[Start]

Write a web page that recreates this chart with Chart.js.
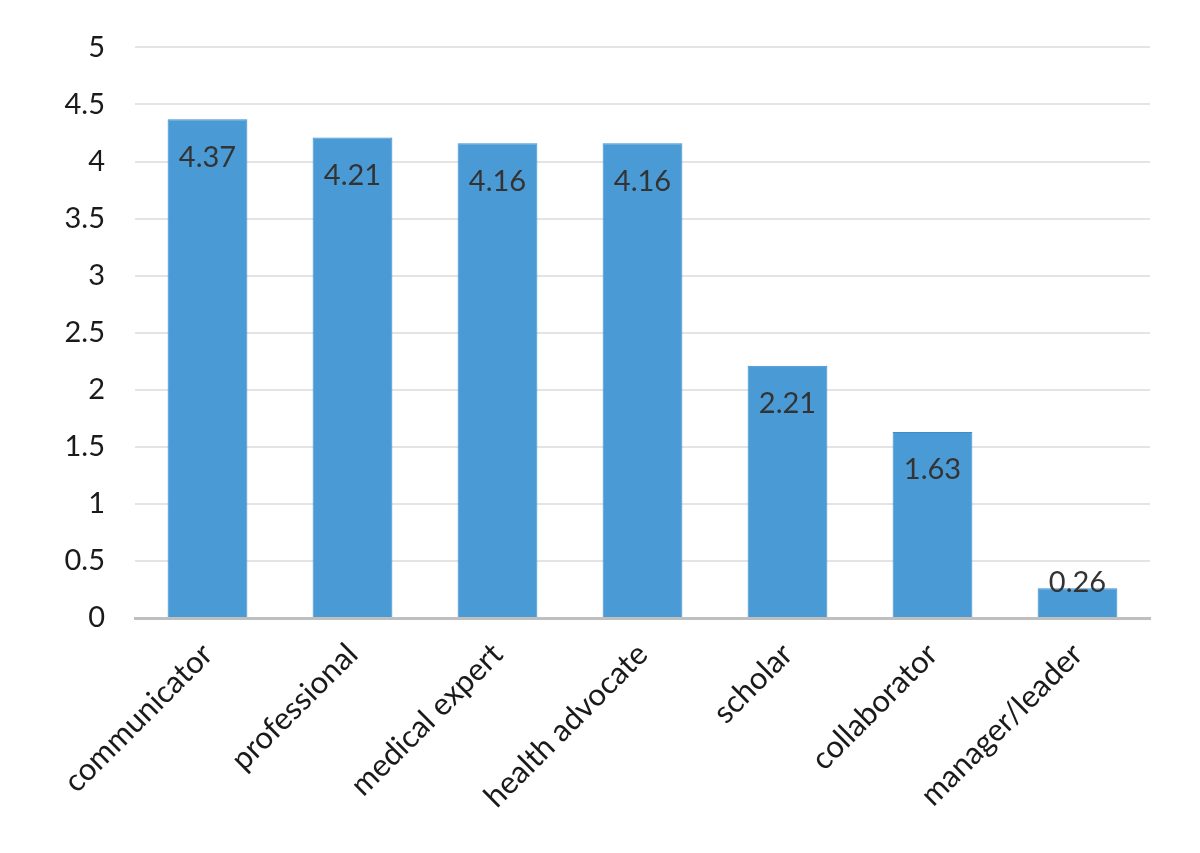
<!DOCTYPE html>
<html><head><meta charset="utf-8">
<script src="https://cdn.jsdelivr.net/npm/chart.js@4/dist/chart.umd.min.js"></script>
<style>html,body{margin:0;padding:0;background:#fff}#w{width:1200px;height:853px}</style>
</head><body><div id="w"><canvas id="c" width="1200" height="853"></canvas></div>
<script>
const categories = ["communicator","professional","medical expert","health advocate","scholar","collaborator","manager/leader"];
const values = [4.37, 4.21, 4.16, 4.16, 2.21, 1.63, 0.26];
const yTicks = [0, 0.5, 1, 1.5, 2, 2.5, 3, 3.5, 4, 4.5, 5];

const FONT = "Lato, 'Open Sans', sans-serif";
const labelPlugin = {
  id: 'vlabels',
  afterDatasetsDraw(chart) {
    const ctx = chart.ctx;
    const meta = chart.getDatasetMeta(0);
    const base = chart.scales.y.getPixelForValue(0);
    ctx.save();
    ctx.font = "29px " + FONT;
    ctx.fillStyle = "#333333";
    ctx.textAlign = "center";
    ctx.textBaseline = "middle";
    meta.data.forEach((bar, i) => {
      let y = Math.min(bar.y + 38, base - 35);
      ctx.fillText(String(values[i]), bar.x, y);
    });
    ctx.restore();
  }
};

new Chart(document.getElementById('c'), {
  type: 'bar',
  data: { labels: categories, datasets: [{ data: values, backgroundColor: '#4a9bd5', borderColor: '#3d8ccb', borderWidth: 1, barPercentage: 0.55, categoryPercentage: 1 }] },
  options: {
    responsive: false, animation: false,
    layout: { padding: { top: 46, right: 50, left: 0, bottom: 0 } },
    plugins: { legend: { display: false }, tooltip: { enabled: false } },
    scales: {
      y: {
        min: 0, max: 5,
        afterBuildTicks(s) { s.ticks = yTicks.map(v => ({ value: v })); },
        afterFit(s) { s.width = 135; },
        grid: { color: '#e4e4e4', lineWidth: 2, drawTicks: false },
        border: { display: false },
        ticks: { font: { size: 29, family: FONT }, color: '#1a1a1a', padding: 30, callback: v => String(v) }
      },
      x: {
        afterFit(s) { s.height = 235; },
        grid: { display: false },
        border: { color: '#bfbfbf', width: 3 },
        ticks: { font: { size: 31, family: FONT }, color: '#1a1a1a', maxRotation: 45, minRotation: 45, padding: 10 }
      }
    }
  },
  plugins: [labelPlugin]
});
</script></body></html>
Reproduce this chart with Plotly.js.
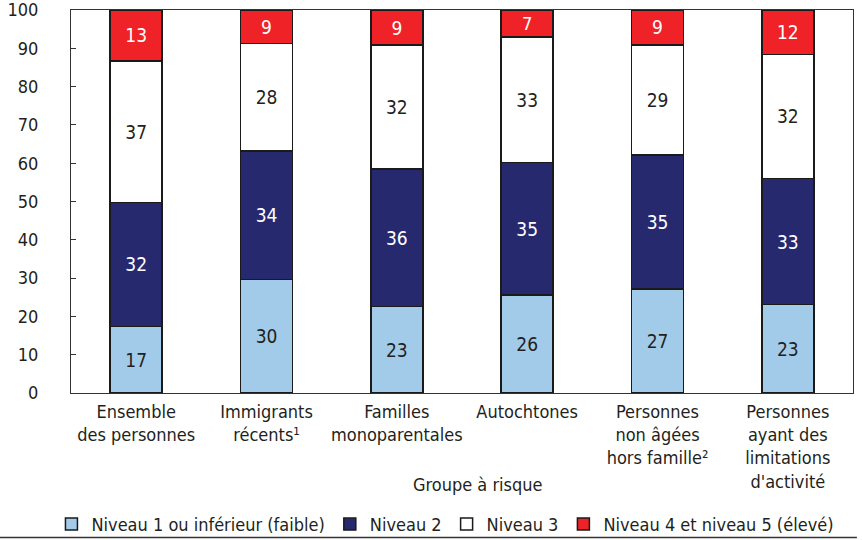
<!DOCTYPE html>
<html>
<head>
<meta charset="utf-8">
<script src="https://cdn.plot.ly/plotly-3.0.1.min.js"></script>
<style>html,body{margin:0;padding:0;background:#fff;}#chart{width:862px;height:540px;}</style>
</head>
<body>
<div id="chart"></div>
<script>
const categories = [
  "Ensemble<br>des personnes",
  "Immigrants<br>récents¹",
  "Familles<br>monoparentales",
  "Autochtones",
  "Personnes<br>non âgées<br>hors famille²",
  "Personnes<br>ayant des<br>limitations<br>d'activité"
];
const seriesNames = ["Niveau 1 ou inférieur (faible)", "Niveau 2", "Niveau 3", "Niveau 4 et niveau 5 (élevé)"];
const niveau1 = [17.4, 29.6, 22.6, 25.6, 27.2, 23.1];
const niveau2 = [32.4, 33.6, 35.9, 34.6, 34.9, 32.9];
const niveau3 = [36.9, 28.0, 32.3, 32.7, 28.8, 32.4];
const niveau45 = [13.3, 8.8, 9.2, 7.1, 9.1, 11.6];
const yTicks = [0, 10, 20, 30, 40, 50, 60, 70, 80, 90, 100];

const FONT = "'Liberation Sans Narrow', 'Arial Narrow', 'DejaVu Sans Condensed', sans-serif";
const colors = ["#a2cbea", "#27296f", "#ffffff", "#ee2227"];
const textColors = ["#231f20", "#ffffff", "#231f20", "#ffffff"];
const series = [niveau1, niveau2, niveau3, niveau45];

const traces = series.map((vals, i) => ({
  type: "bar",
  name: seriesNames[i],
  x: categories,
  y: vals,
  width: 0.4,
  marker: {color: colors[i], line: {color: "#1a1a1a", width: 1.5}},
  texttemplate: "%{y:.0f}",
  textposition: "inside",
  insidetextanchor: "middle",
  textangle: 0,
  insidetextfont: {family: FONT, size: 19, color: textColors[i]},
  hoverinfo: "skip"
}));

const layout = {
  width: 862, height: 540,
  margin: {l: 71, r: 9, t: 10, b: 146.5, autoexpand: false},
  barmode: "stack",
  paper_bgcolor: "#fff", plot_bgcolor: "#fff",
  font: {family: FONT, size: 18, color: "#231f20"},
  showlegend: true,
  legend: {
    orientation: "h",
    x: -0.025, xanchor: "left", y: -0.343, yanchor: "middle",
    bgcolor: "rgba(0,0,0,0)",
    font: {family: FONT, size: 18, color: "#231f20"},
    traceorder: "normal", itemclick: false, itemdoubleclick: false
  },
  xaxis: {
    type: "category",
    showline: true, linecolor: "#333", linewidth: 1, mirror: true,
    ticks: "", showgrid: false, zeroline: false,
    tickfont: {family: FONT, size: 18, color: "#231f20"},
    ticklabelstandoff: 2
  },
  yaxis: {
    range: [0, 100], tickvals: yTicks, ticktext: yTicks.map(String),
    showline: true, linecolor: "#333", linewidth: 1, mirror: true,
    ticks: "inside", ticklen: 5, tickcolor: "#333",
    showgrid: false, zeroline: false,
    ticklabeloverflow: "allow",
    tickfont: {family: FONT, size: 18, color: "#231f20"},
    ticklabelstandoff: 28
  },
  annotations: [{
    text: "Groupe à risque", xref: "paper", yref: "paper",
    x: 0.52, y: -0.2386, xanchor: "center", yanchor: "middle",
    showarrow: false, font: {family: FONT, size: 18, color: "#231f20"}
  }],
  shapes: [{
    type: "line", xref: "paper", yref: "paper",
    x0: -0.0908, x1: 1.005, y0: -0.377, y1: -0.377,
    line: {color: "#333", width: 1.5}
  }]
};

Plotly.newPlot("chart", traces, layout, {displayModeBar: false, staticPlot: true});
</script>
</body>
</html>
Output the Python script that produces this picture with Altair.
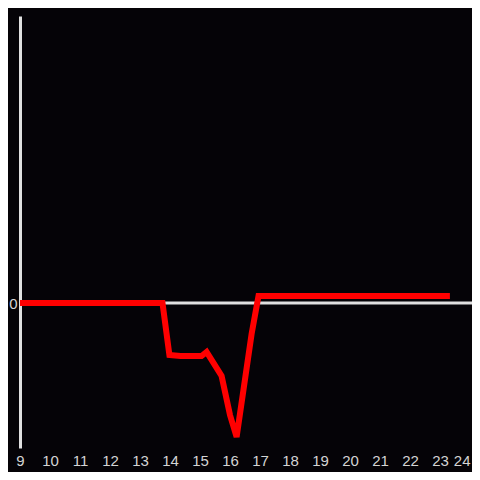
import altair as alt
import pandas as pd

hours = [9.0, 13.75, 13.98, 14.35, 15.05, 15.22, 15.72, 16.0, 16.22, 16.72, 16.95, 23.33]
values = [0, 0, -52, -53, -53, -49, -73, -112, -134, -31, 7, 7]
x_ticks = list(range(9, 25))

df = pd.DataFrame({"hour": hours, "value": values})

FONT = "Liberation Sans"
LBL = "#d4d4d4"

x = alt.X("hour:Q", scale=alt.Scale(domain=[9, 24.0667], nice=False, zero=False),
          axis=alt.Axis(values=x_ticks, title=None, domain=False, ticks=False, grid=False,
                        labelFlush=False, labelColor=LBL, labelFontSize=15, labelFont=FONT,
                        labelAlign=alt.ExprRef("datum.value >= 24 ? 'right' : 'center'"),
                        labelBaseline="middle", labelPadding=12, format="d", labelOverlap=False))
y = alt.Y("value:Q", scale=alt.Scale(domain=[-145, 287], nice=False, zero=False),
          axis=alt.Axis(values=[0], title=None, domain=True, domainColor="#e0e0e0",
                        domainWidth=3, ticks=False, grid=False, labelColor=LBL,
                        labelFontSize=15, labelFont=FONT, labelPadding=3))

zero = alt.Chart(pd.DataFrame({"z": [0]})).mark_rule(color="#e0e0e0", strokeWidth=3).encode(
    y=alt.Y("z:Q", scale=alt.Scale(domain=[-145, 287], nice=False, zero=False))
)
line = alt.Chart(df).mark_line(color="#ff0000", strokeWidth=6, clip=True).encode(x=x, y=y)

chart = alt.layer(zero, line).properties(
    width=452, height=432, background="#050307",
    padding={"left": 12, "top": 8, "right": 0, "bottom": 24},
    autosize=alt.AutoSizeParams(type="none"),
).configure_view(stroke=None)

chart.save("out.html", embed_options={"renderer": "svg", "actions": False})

[End]

[Exercise brief] The lines from the start of the data through the line that contains "3.5, 4, 4.5, 5];" are to be returned exactly, please, with both ends included and every picture left out.

[Solution to this exercise]
Write a web page that recreates this chart with Chart.js.
<!DOCTYPE html>
<html><head><meta charset="utf-8">
<script src="https://cdn.jsdelivr.net/npm/chart.js@4/dist/chart.umd.min.js"></script>
<style>html,body{margin:0;padding:0;background:#fff}#w{width:1200px;height:853px}</style>
</head><body><div id="w"><canvas id="c" width="1200" height="853"></canvas></div>
<script>
const categories = ["communicator","professional","medical expert","health advocate","scholar","collaborator","manager/leader"];
const values = [4.37, 4.21, 4.16, 4.16, 2.21, 1.63, 0.26];
const yTicks = [0, 0.5, 1, 1.5, 2, 2.5, 3, 3.5, 4, 4.5, 5];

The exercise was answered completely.